» DIRECTION: Copy every line of the following data that includes the string "this".

» DATA LISTING:
•••••

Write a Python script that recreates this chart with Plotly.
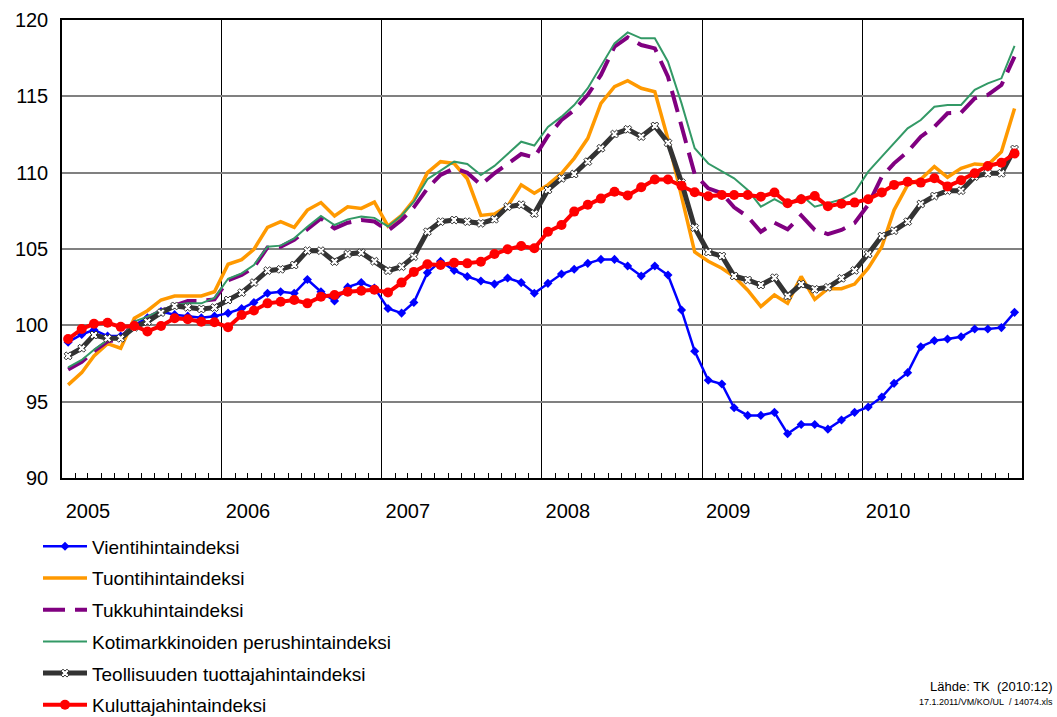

•••••

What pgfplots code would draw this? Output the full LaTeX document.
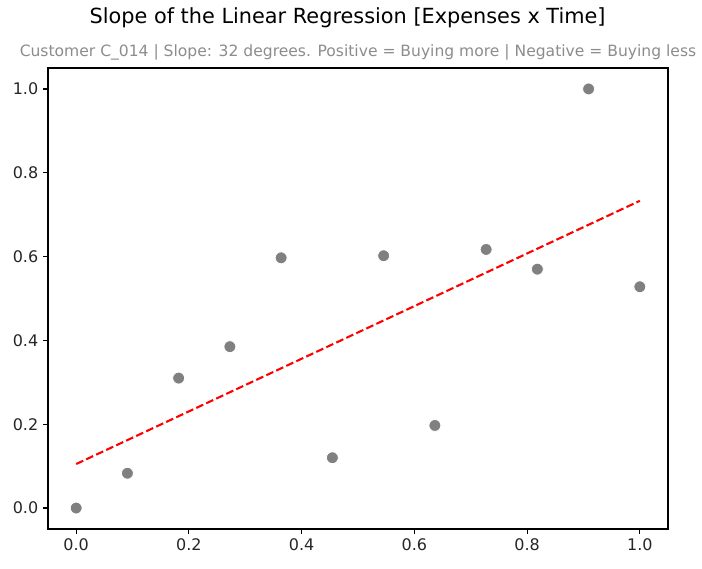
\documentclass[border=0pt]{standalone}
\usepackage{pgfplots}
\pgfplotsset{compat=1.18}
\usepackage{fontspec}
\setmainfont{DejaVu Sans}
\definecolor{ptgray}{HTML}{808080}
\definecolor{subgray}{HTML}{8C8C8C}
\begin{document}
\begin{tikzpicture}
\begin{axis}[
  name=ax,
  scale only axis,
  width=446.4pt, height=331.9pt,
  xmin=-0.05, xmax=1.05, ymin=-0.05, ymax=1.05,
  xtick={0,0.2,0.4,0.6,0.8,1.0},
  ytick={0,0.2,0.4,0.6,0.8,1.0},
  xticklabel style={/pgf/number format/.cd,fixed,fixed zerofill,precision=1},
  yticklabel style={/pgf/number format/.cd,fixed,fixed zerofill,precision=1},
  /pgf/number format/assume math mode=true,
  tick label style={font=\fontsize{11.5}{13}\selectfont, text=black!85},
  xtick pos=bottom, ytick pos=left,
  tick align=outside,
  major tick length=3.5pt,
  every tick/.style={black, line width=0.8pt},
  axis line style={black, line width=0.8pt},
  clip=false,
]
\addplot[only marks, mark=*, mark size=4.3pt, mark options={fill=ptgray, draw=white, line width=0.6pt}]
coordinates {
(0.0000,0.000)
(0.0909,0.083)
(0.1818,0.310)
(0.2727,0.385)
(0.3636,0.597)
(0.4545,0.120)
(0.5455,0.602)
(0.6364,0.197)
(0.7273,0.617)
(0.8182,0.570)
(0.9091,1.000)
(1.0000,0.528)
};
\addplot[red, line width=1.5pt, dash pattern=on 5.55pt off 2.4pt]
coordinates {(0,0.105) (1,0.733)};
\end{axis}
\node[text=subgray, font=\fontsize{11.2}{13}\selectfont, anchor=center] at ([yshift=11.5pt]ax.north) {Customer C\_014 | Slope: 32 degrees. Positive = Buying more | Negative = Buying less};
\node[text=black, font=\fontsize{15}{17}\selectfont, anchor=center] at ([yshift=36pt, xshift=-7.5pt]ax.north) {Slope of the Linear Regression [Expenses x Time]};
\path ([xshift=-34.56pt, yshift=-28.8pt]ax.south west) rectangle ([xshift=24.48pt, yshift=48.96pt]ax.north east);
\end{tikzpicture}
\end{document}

•••••

» EXERCISE ANSWER:
Write a Python script that recreates this chart with Plotly.
What pgfplots code would draw this? Output the full LaTeX document.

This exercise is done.